I have just realised why I enjoy 'blog world' so much. The people that I read the most all combine intelligence, cool and an appreciation of stupid stuff. The only friends that I have in true life who are like that are my own children. Which is why I spend so much time with them. My friends of my own age are either clever and interesting but in a dry way or cool in a rather pretentious way and, in fact, none of them like stupid stuff. We, (my children and me), have a little test. 'Do you think this is funny? My son has a friend whose father is called Igor'. 'Errr... does that mean that he is foreign?'. ' NO. You have failed the stupid stuff exam' - as normal amongst my acquaintance. We also have a life size cardboard Buffy, (dressed classically in black sweater and trousers), standing in the corner of our kitchen. She was unwrapped as a birthday present several years ago and left where she stood and our eyes no longer take her in, partly as she looks a bit like my eldest daughter. Every single friend on first seeing her has said, 'So - who is that then, ha ha?' 'IT IS BUFFY!!'. (Could they be joking?'). 'Sorry.....Buffy?'. They weren't. And this includes my husband.

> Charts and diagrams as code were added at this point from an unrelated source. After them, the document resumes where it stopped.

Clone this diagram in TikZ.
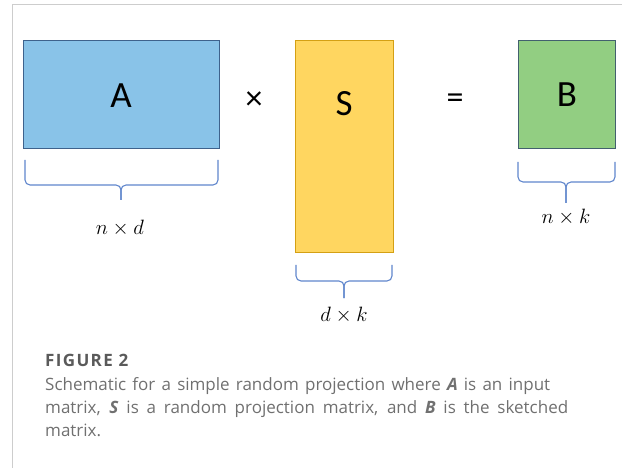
\documentclass[tikz,border=0pt]{standalone}
\usepackage{amsmath}
\usepackage{fontspec}
\setmainfont{Open Sans}
\newfontfamily\boxfont{Carlito}
\usetikzlibrary{positioning}
\definecolor{matA}{RGB}{137,195,232}
\definecolor{matAedge}{RGB}{62,98,140}
\definecolor{matS}{RGB}{255,214,96}
\definecolor{matSedge}{RGB}{212,160,20}
\definecolor{matB}{RGB}{146,206,130}
\definecolor{matBedge}{RGB}{66,96,110}
\definecolor{bracec}{RGB}{96,134,204}
\definecolor{capgray}{RGB}{112,112,112}
\definecolor{figgray}{RGB}{90,90,90}
\definecolor{framec}{RGB}{205,205,205}
% curly brace under a matrix: x-left, x-right, x-middle, top, bar, tip
\newcommand{\matbrace}[6]{%
  \draw[bracec,line width=1.1pt,rounded corners=5pt] (#1,#4)--(#1,#5)--(#3,#5)--(#3,#6);
  \draw[bracec,line width=1.1pt,rounded corners=5pt] (#2,#4)--(#2,#5)--(#3,#5)--(#3,#6);}

\begin{document}
\begin{tikzpicture}[x=1pt,y=-1pt,
  mat/.style={inner sep=0pt,line width=1pt},
  letter/.style={font=\boxfont\fontsize{37}{37}\selectfont},
  op/.style={font=\boxfont\fontsize{34}{34}\selectfont},
  dim/.style={font=\fontsize{20}{20}\selectfont},
  captext/.style={anchor=base west,capgray,font=\fontsize{17}{17}\selectfont,inner sep=0pt}]
  \useasboundingbox (0,0) rectangle (622,468);
  \draw[framec,line width=1pt] (12,468)--(12,5)--(622,5);
  % matrices
  \node[mat,draw=matAedge,fill=matA,minimum width=196pt,minimum height=108pt] (A) at (121,95) {};
  \node[mat,draw=matSedge,fill=matS,minimum width=98pt,minimum height=212pt] (S) at (344,147) {};
  \node[mat,draw=matBedge,fill=matB,minimum width=97pt,minimum height=108pt] (B) at (566.5,95) {};
  \node[letter] (lblA) at (121,96) {A};
  \node[letter] (lblS) at (344,104) {S};
  \node[letter] (lblB) at (567,95) {B};
  \node[op] (times) at (254,101) {×};
  \node[op] (equals) at (455,101) {=};
  % braces and sizes
  \matbrace{25}{218}{121}{160}{185}{200}
  \node[dim] (dimA) at (120,228) {$n \times d$};
  \matbrace{296}{392}{344}{265}{281}{298}
  \node[dim] (dimS) at (344,315) {$d \times k$};
  \matbrace{518}{615}{566}{162}{182}{203}
  \node[dim] (dimB) at (566,217) {$n \times k$};
  % caption
  \node[captext,figgray,font=\bfseries\fontsize{17}{17}\selectfont\addfontfeature{LetterSpace=8}] (fig) at (45,366) {FIGURE 2};
  \node[captext] (line1) at (45,390) {\makebox[505pt][s]{Schematic for a simple random projection where \textbf{\textit{A}} is an input}};
  \node[captext] (line2) at (45,413) {\makebox[523pt][s]{matrix, \textbf{\textit{S}} is a random projection matrix, and \textbf{\textit{B}} is the sketched}};
  \node[captext] (line3) at (45,436) {matrix.};
\end{tikzpicture}
\end{document}
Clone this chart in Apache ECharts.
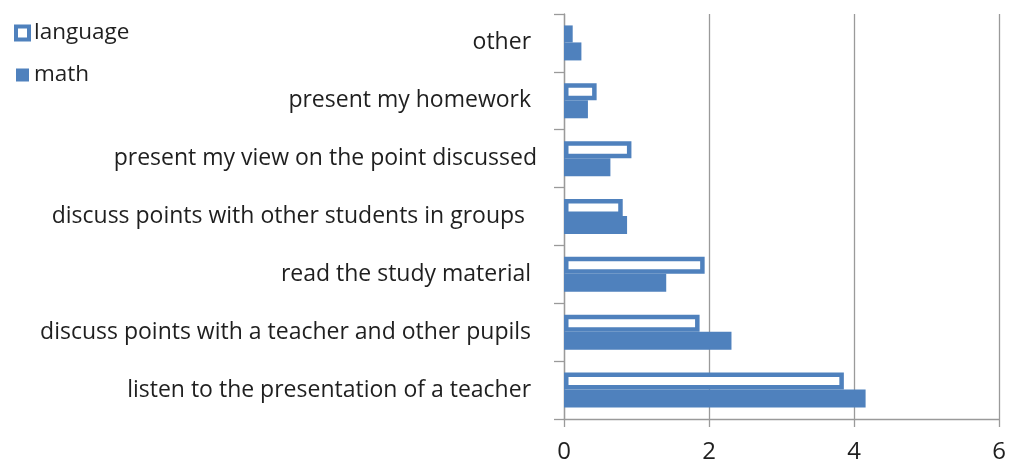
<!DOCTYPE html>
<html>
<head>
<meta charset="utf-8">
<script src="https://cdn.jsdelivr.net/npm/echarts@6/dist/echarts.min.js"></script>
<style>html,body{margin:0;padding:0;background:#fff}#c{width:1009px;height:463px}</style>
</head>
<body>
<div id="c"></div>
<script>
const categories = [
  "listen to the presentation of a teacher ",
  "discuss points with a teacher and other pupils ",
  "read the study material ",
  "discuss points with other students in groups  ",
  "present my view on the point discussed",
  "present my homework ",
  "other "
];
const languageValues = [3.86, 1.87, 1.94, 0.81, 0.93, 0.45, 0.12];
const mathValues = [4.16, 2.31, 1.41, 0.87, 0.64, 0.33, 0.24];
const xTicks = { min: 0, max: 6, interval: 2 };

const BLUE = '#4F81BD';
const GRAY = '#9a9a9a';
const FONT = 'Open Sans';
const chart = echarts.init(document.getElementById('c'), null, { renderer: 'canvas' });
chart.setOption({
  animation: false,
  backgroundColor: '#fff',
  legend: {
    left: 14, top: 21, orient: 'vertical', padding: 0,
    itemWidth: 13, itemHeight: 13, itemGap: 18,
    textStyle: { fontFamily: FONT, fontSize: 22.5, color: '#1f1f1f', lineHeight: 24 },
    data: [
      { name: 'language', icon: 'rect', itemStyle: { color: '#fff', borderColor: BLUE, borderWidth: 4 } },
      { name: 'math', icon: 'rect', itemStyle: { color: BLUE, borderWidth: 0 } }
    ]
  },
  grid: { left: 564, right: 10, top: 14, bottom: 44, containLabel: false, outerBoundsMode: 'none' },
  xAxis: {
    type: 'value', min: xTicks.min, max: xTicks.max, interval: xTicks.interval,
    axisLine: { show: true, lineStyle: { color: GRAY, width: 1.3 } },
    axisTick: { show: true, length: 8, lineStyle: { color: GRAY, width: 1.3 } },
    splitLine: { show: true, lineStyle: { color: GRAY, width: 1.3 } },
    axisLabel: { fontFamily: FONT, fontSize: 24, color: '#1f1f1f', margin: 21 }
  },
  yAxis: {
    type: 'category', data: categories,
    axisLine: { show: true, lineStyle: { color: GRAY, width: 1.3 } },
    axisTick: { show: true, length: 10, lineStyle: { color: GRAY, width: 1.3 } },
    axisLabel: { fontFamily: FONT, fontSize: 23, color: '#1f1f1f', margin: 27, padding: [4, 0, 0, 0] }
  },
  series: [
    {
      name: 'language', type: 'bar', data: languageValues,
      barWidth: 17, barGap: '0%',
      itemStyle: { color: '#fff', borderColor: BLUE, borderWidth: 4.5 }
    },
    {
      name: 'math', type: 'bar', data: mathValues,
      barWidth: 18, barGap: '0%',
      itemStyle: { color: BLUE }
    }
  ]
});
</script>
</body>
</html>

I would like to say here that we saw the original Buffy film when it first came out on video about ten years ago and immediately 'just knew'. We bought the video instantly and watched it over and over and then followed the series from beginning to end including reading the magazine. This is not including my husband obviously. Why would I feel like this when no friends of my age here do? It is actually rather odd and lonely. At parties I can talk for hours to twenty-year-olds about a variety of things that really interest us far more easily than to people of fifty. Is this very, very sad? But what can I do about it?

Also - is yrreT ttehctarP popular in America? I used to love him but now he is rather written out - he still has his moments, however.

One of my cosiest memories is from the year when I was teaching my son at home, (he was 12), and in the winter we lived totally in my bedroom. Which is big with a view down the valley and the only proper heating and contained a vast TV. 'adleZ' had just come out and for weeks he played it obsessively and got me hooked watching. Every night I would drowse while a small figure still crouched on a cushion at the end of my bed, fingers flickering as he galloped back towards the town at dusk. The sound of the ocarina finally lulling me to sleep. Oh, happy times.